Keeping Up with Research and Current Events: Using Email Alerts
Be among the first to read about new developments in your field. Automatically track citations of your own research. Stay current on everything from the early salvos of the 2008 presidential campaign to the latest events in Afghanistan. Email alerts offer a convenient way for you to accomplish these tasks on a daily basis. You can set up alerts on Google and on several of the databases accessible through Washington University Libraries.
Alerts from the Web
The Google Alerts service sends updated search results from the web, including current news stories, blogs, and Google Groups; selecting the "Comprehensive" option will provide updates from all four. You can set up the service to send results to your email account once a day, once a week, or as soon as new information is discovered.
How to Set Up Google Alerts
- Go to the Google Alerts page
- Type in search terms
- Select what you want to search and how often
- Type your email address
- Watch for a confirmation email that will verify your address
If you have a gmail account, you can eliminate the last step and manage all of your alerts from one window. Gmail accounts are available at http://gmail.google.com.
Three Examples
- To get links to stories about asteroids as they appear in the popular news media
- Search terms: asteroid
- Type: News
- How often: as-it-happens
- Your email: astrophysicist@wustl.edu
- To get links to blog posts that mention presidential candidate Dennis Kucinich
- Search terms:“Dennis Kucinich”
- Type: Blogs
- How often: once a week
- Your email: DKblogstudy@hotmail.com
- To get links to mentions of your name on the web, news, blogs, and Google Groups (a.k.a. “ego search”)
- Search terms: “Joy Weese Moll”
- Type: Comprehensive
- How often: once a day
- Your email: If you are logged on to a gmail account, the alerts are automatically sent there
Alerts from Databases
Email alerts from databases of professional and academic literature provide a great way to keep current in your field. With these alerts, you will be notified whenever a topic or article of interest has been cited in a new article. Two of the databases that provide email alert services are Education Full Text and Web of Knowledge .
How to Set Up an Email Alert in Education Full Text
- Go to library’s Education Full Text page .

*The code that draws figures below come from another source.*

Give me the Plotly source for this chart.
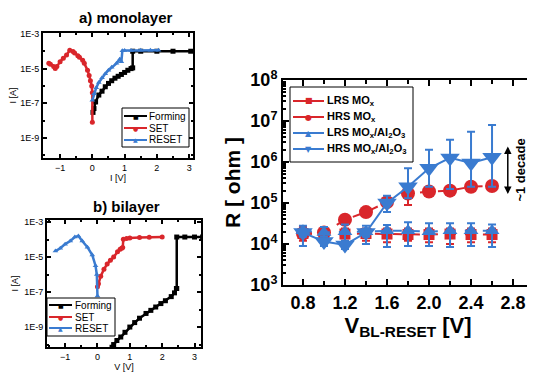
import plotly.graph_objects as go

# page body has an 8px margin: the figure is placed at (8, 8) in the 535x373 window
OFF = 8
W, H = 535 - OFF, 373 - OFF
RED = "#d9262b"
BLUE = "#3a7bd0"

# ---------------- panel a) monolayer ----------------
a_form_v = [0.02, 0.05, 0.1, 0.2, 0.3, 0.4, 0.5, 0.6, 0.7, 0.8, 0.9, 1.0, 1.1, 1.2, 1.25, 1.25, 1.5, 2.0, 2.5, 3.05]
a_form_i = [3e-8, 5e-8, 1.2e-7, 3e-7, 5e-7, 9e-7, 1.4e-6, 2e-6, 2.8e-6, 3.6e-6, 4.6e-6, 6e-6, 8e-6, 1e-5, 1.1e-5, 1e-4, 1e-4, 1e-4, 1e-4, 1e-4]
a_set_v = [-1.35, -1.3, -1.2, -1.15, -1.1, -1.0, -0.9, -0.8, -0.7, -0.6, -0.55, -0.45, -0.4, -0.3, -0.25, -0.15, -0.1, -0.06, -0.02, 0.0, 0.0]
a_set_i = [2e-5, 1.8e-5, 1.3e-5, 1e-5, 1.3e-5, 2.5e-5, 4e-5, 6e-5, 1.15e-4, 9.5e-5, 8e-5, 5.5e-5, 4.5e-5, 3e-5, 2e-5, 8e-6, 4e-6, 2e-6, 1e-6, 4e-7, 8e-9]
a_reset_v = [0.0, 0.05, 0.12, 0.2, 0.3, 0.4, 0.5, 0.6, 0.75, 0.85, 0.9, 0.93, 1.0, 1.2, 1.5, 1.8, 2.05]
a_reset_i = [1.5e-7, 3.5e-7, 8e-7, 1.6e-6, 3e-6, 5e-6, 8e-6, 1.2e-5, 2e-5, 3.5e-5, 2.5e-5, 1.05e-4, 1.1e-4, 1.1e-4, 1.15e-4, 1.15e-4, 1.15e-4]

# ---------------- panel b) bilayer ----------------
b_form_v = [0.45, 0.5, 0.6, 0.72, 0.85, 1.0, 1.15, 1.3, 1.5, 1.65, 1.8, 1.96, 2.1, 2.28, 2.38, 2.44, 2.45, 2.45, 2.7, 3.0, 3.25]
b_form_i = [7e-11, 1e-10, 1.7e-10, 2.7e-10, 5e-10, 1e-9, 1.8e-9, 3.2e-9, 6e-9, 9e-9, 1.4e-8, 2.2e-8, 3.2e-8, 5.5e-8, 9e-8, 1.6e-7, 1.6e-7, 1.4e-4, 1.4e-4, 1.4e-4, 1.4e-4]
b_set_v = [0.0, 0.03, 0.1, 0.2, 0.3, 0.4, 0.5, 0.62, 0.7, 0.75, 0.78, 0.8, 0.9, 1.0, 1.3, 1.6, 2.0]
b_set_i = [2e-7, 3e-7, 8e-7, 2e-6, 4e-6, 6.5e-6, 1e-5, 2e-5, 2.8e-5, 3.2e-5, 3.5e-5, 1.05e-4, 1.15e-4, 1.25e-4, 1.3e-4, 1.35e-4, 1.4e-4]
b_reset_v = [-1.3, -1.15, -1.0, -0.84, -0.7, -0.59, -0.47, -0.31, -0.16, -0.06, -0.02, 0.0]
b_reset_i = [2.2e-5, 3.2e-5, 5.5e-5, 8.3e-5, 1.4e-4, 1.6e-4, 8.3e-5, 3.7e-5, 1.3e-5, 3.2e-6, 1e-6, 6e-8]

# ---------------- panel c) resistance vs V_BL-RESET ----------------
v_reset = [0.8, 1.0, 1.2, 1.4, 1.6, 1.8, 2.0, 2.2, 2.4, 2.6]
lrs_mox = [1.8e4, 1.7e4, 1.75e4, 1.8e4, 1.75e4, 1.7e4, 1.7e4, 1.75e4, 1.7e4, 1.7e4]
lrs_mox_hi = [2.6e4, 2.4e4, 2.4e4, 2.4e4, 2.4e4, 2.4e4, 2.4e4, 2.4e4, 2.4e4, 2.4e4]
lrs_mox_lo = [1.2e4, 1.2e4, 1.2e4, 1.2e4, 1.1e4, 1.2e4, 1.1e4, 1.0e4, 1.1e4, 1.1e4]
hrs_mox = [1.8e4, 1.9e4, 3.9e4, 6e4, 1.05e5, 1.7e5, 1.9e5, 2e5, 2.5e5, 2.6e5]
hrs_mox_hi = [2.2e4, 2.3e4, 4.5e4, 7e4, 1.2e5, 2.0e5, 2.2e5, 2.3e5, 2.9e5, 3.0e5]
hrs_mox_lo = [1.5e4, 1.5e4, 3.4e4, 5.2e4, 9e4, 9e4, 1.6e5, 1.7e5, 2.1e5, 2.2e5]
lrs_al = [2.1e4, 1.9e4, 2.0e4, 2.0e4, 2.1e4, 2.1e4, 2.0e4, 2.1e4, 2.1e4, 2.1e4]
lrs_al_hi = [2.8e4, 2.6e4, 3.0e4, 2.8e4, 2.9e4, 3.4e4, 3.2e4, 3.2e4, 3.2e4, 3.0e4]
lrs_al_lo = [9e3, 1.0e4, 1.0e4, 1.0e4, 8.5e3, 9e3, 9e3, 8.5e3, 9e3, 8.5e3]
hrs_al = [1.9e4, 1.15e4, 9.5e3, 1.9e4, 1e5, 2.5e5, 7e5, 1.26e6, 9.5e5, 1.3e6]
hrs_al_hi = [2.4e4, 1.5e4, 1.2e4, 2.4e4, 1.5e5, 7e5, 2e6, 3.5e6, 5.5e6, 8e6]
hrs_al_lo = [1.5e4, 9e3, 7.5e3, 1.5e4, 6e4, 1.3e5, 2.5e5, 2.2e5, 2.5e5, 2.5e5]

x_ticks_c = [0.8, 1.2, 1.6, 2.0, 2.4, 2.8]
y_exp_c = [3, 4, 5, 6, 7, 8]
y_ticks_ab = [1e-3, 1e-5, 1e-7, 1e-9]
y_text_ab = ["1E-3", "1E-5", "1E-7", "1E-9"]
x_ticks_ab = [-1, 0, 1, 2, 3]

iv_names = ["Forming", "SET", "RESET"]
iv_colors = ["black", RED, BLUE]
iv_symbols = ["square", "circle", "triangle-up"]
r_names = ["<b>LRS MO<sub>x</sub></b>", "<b>HRS MO<sub>x</sub></b>",
           "<b>LRS MO<sub>x</sub>/Al<sub>2</sub>O<sub>3</sub></b>",
           "<b>HRS MO<sub>x</sub>/Al<sub>2</sub>O<sub>3</sub></b>"]
r_colors = [RED, RED, BLUE, BLUE]
r_symbols = ["square", "circle", "triangle-up", "triangle-down"]
GLYPH = {"square": "\u25A0", "circle": "\u25CF", "triangle-up": "\u25B2", "triangle-down": "\u25BC"}


def px(x):
    return (x - OFF) / W


def py(y):
    return (H - (y - OFF)) / H


def dom_x(p0, p1):
    return [px(p0), px(p1)]


def dom_y(top, bot):
    return [py(bot), py(top)]


fig = go.Figure()
small = dict(family="Liberation Sans", size=9, color="black")


def add_iv(v, i, k, xa, ya):
    fig.add_trace(go.Scatter(x=v, y=i, mode="lines+markers", name=iv_names[k],
                             line=dict(color=iv_colors[k], width=2.5),
                             marker=dict(color=iv_colors[k], symbol=iv_symbols[k], size=5),
                             xaxis=xa, yaxis=ya, showlegend=False))


add_iv(a_form_v, a_form_i, 0, "x", "y")
add_iv(a_set_v, a_set_i, 1, "x", "y")
add_iv(a_reset_v, a_reset_i, 2, "x", "y")
add_iv(b_form_v, b_form_i, 0, "x2", "y2")
add_iv(b_set_v, b_set_i, 1, "x2", "y2")
add_iv(b_reset_v, b_reset_i, 2, "x2", "y2")


def add_r(vals, hi, lo, k, size, dash):
    fig.add_trace(go.Scatter(
        x=v_reset, y=vals, mode="lines+markers", name=r_names[k],
        line=dict(color=r_colors[k], width=2, dash=dash),
        marker=dict(color=r_colors[k], symbol=r_symbols[k], size=size),
        error_y=dict(type="data", symmetric=False,
                     array=[h - v for h, v in zip(hi, vals)],
                     arrayminus=[v - l for v, l in zip(vals, lo)],
                     color=r_colors[k], thickness=2, width=4),
        xaxis="x3", yaxis="y3", showlegend=False))


add_r(lrs_mox, lrs_mox_hi, lrs_mox_lo, 0, 11, "dash")
add_r(hrs_mox, hrs_mox_hi, hrs_mox_lo, 1, 14, "dash")
add_r(lrs_al, lrs_al_hi, lrs_al_lo, 2, 13, "dash")
add_r(hrs_al, hrs_al_hi, hrs_al_lo, 3, 17, "solid")

frame = dict(showline=True, linecolor="black", linewidth=2, mirror="ticks",
             ticks="inside", tickcolor="black", showgrid=False, zeroline=False,
             automargin=False)

fig.update_layout(
    width=W, height=H, margin=dict(l=0, r=0, t=0, b=0),
    paper_bgcolor="white", plot_bgcolor="white",
    font=dict(family="Liberation Sans", color="black"),
    showlegend=False,
    xaxis=dict(domain=dom_x(43, 193), range=[-1.53, 3.12], tickvals=x_ticks_ab,
               ticklen=4, tickwidth=1.5, tickfont=small,
               minor=dict(dtick=0.5, ticks="inside", ticklen=2),
               title=dict(text="I [V]", font=small, standoff=2), anchor="y", **frame),
    yaxis=dict(domain=dom_y(33, 158), type="log", range=[-10.15, -2.95],
               tickvals=y_ticks_ab, ticktext=y_text_ab, ticklen=4, tickwidth=1.5,
               tickfont=small, minor=dict(tickvals=[1e-4, 1e-6, 1e-8, 1e-10], ticks="inside", ticklen=2),
               title=dict(text="I [A]", font=small, standoff=4), anchor="x", **frame),
    xaxis2=dict(domain=dom_x(47, 201), range=[-1.56, 3.2], tickvals=x_ticks_ab,
                ticklen=4, tickwidth=1.5, tickfont=small,
                minor=dict(dtick=0.5, ticks="inside", ticklen=2),
                title=dict(text="V [V]", font=small, standoff=2), anchor="y2", **frame),
    yaxis2=dict(domain=dom_y(220, 347), type="log", range=[-10.14, -2.88],
                tickvals=y_ticks_ab, ticktext=y_text_ab, ticklen=4, tickwidth=1.5,
                tickfont=small, minor=dict(tickvals=[1e-4, 1e-6, 1e-8, 1e-10], ticks="inside", ticklen=2),
                title=dict(text="I [A]", font=small, standoff=4), anchor="x2", **frame),
    xaxis3=dict(domain=dom_x(283, 533), range=[0.61, 2.99], tickvals=x_ticks_c,
                ticktext=["<b>%.1f</b>" % t for t in x_ticks_c], ticklen=6, tickwidth=2,
                tickfont=dict(family="Liberation Sans", size=18, color="black"),
                minor=dict(dtick=0.2, tick0=0.8, ticks="inside", ticklen=4, tickwidth=2),
                title=dict(text="<b>V<sub>BL-RESET</sub> [V]</b>",
                           font=dict(family="Liberation Sans", size=22, color="black"), standoff=0),
                anchor="y3", **frame),
    yaxis3=dict(domain=dom_y(80, 285), type="log", range=[3, 8],
                tickvals=[10 ** e for e in y_exp_c],
                ticktext=["<b>10<sup>%d</sup></b>" % e for e in y_exp_c],
                ticklen=6, tickwidth=2,
                tickfont=dict(family="Liberation Sans", size=18, color="black"),
                minor=dict(dtick="D1", ticks="inside", ticklen=3, tickwidth=1.5),
                title=dict(text="<b>R [ ohm ]</b>",
                           font=dict(family="Liberation Sans", size=21, color="black"), standoff=4),
                anchor="x3", **frame),
)


# ---------- hand-drawn legends (real text + glyphs) ----------
def draw_legend(box, rows, names, colors, symbols, line_x, text_x, font_size, glyph_size):
    x0, y0, x1, y1 = box
    fig.add_shape(type="rect", xref="paper", yref="paper",
                  x0=px(x0), x1=px(x1), y0=py(y1), y1=py(y0),
                  line=dict(color="black", width=1), fillcolor="white", layer="above")
    for ry, nm, col, sym in zip(rows, names, colors, symbols):
        fig.add_shape(type="line", xref="paper", yref="paper",
                      x0=px(line_x[0]), x1=px(line_x[1]), y0=py(ry), y1=py(ry),
                      line=dict(color=col, width=2), layer="above")
        fig.add_annotation(text=GLYPH[sym], xref="paper", yref="paper",
                           x=px((line_x[0] + line_x[1]) / 2), y=py(ry),
                           xanchor="center", yanchor="middle", showarrow=False,
                           font=dict(family="DejaVu Sans", size=glyph_size, color=col))
        fig.add_annotation(text=nm, xref="paper", yref="paper", x=px(text_x), y=py(ry),
                           xanchor="left", yanchor="middle", showarrow=False,
                           font=dict(family="Liberation Sans", size=font_size, color="black"))


draw_legend((122, 108, 189, 147), [116, 128, 140], iv_names, iv_colors, iv_symbols,
            (124, 147), 147, 10, 6)
draw_legend((47, 298, 115, 336), [305, 317, 328], iv_names, iv_colors, iv_symbols,
            (49, 72), 73, 10, 6)
draw_legend((290, 87, 413, 162), [101, 117, 133, 149], r_names, r_colors, r_symbols,
            (293, 324), 325, 11, 8)

fig.add_annotation(text="<b>a) monolayer</b>", xref="paper", yref="paper",
                   x=px(126), y=py(17), xanchor="center", yanchor="middle", showarrow=False,
                   font=dict(family="Liberation Sans", size=15, color="black"))
fig.add_annotation(text="<b>b) bilayer</b>", xref="paper", yref="paper",
                   x=px(126), y=py(206), xanchor="center", yanchor="middle", showarrow=False,
                   font=dict(family="Liberation Sans", size=15, color="black"))

# ~1 decade double arrow
fig.add_annotation(x=2.75, y=6.38, ax=2.75, ay=5.18, xref="x3", yref="y3",
                   axref="x3", ayref="y3", text="", showarrow=True,
                   arrowhead=2, arrowside="end+start", arrowwidth=1.5, arrowcolor="black")
fig.add_annotation(x=2.87, y=5.8, xref="x3", yref="y3", text="<b>~1 decade</b>",
                   textangle=-90, showarrow=False, xanchor="center", yanchor="middle",
                   font=dict(family="Liberation Sans", size=13, color="black"))

fig.write_html("out.html")
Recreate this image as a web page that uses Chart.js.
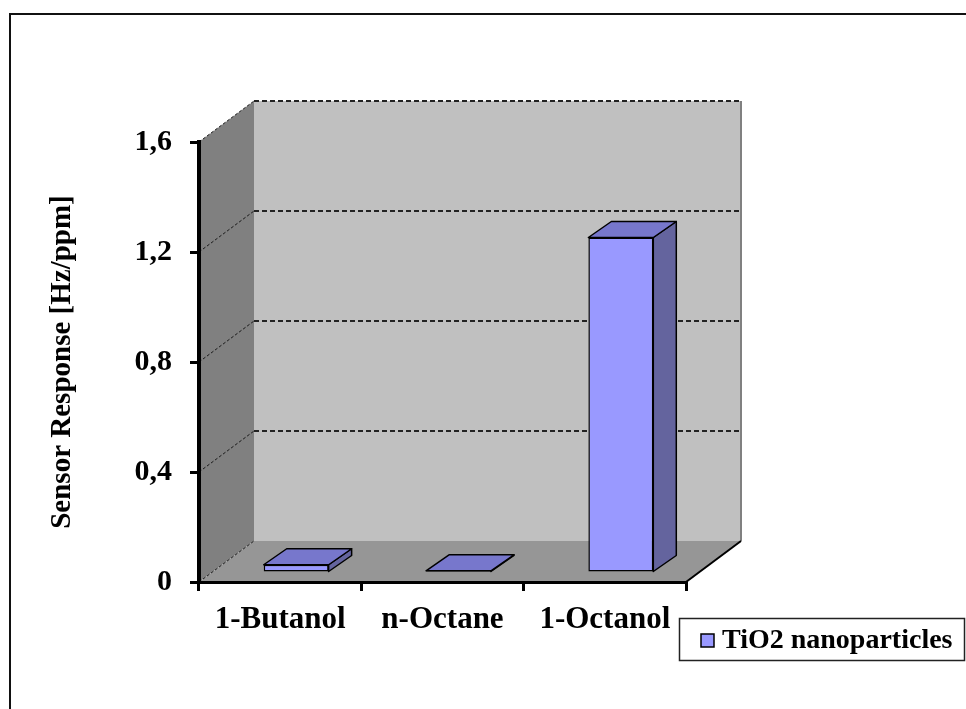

- Click on “Connect to Database.”
- Do a basic or advanced search of the database on the search terms of your choosing.
- Click on “Create Alerts,” which is the blue button at the bottom of the left menu.
- Your search will be listed with a link labeled: “Create Alert for this Search.”
- Click on the link, and fill out the form.
- Watch for a confirmation email that will verify your address.
Example
To get weekly links, for a year, to new articles appearing in the education literature on blogs
- Do a search on the word “blog.”
- Click on “Create Alerts.”
- Click on “Create Alert for this Search” to get the alert form:
- E-mail Address: jmoll@wustl.edu
- Re-enter E-mail Address: jmoll@wustl.edu
- Schedule: Select “Weekly” from the drop-down list.
- Stop after: Select “One Year” from the drop-down list.
- E-mail Subject: Education Full Text sightings of “blog”
- Click on the “Save Alert” button to activate the alert.
How to Set Up Web of Knowledge/Web of Science Email Alerts
- Register for alerts: the registration form is on the right-side menu on the Web of Knowledge portal.
- Enter email address and password to register.
- Create a citation alert for any article or book of interest by clicking on the “Create Citation Alert” button while viewing that citation.
Example
To get notifications of new articles citing “Economic-Performance Through Time” in American Economic Review by Douglass C. North
- Do a general search in the Web of Science database for author (north d*) and source title (American Economic Review).
- Select the desired article to bring up the full record.
- Click on “Create Citation Alert” on the right-side menu.
- Enter email address and password.
More Alerts, More Ways
To find more databases that offer alerts, see the Washington University Libraries alerts page ( http://library.wustl.edu/research/alerts.html ). This page also lists alerts available via RSS, an alternative to a cluttered email inbox. A future ITeach newsletter will detail a method for setting up an RSS reader for the purpose of receiving database alerts. For more information, please contact Joy Weese Moll, Reference/Web Services Librarian at jmoll@wustl.edu or 935-7466.
Note: If you are planning to set up numerous email alerts, consider setting up a separate email account for this purpose, so that work and personal email messages do not get lost among alerts, and vice versa.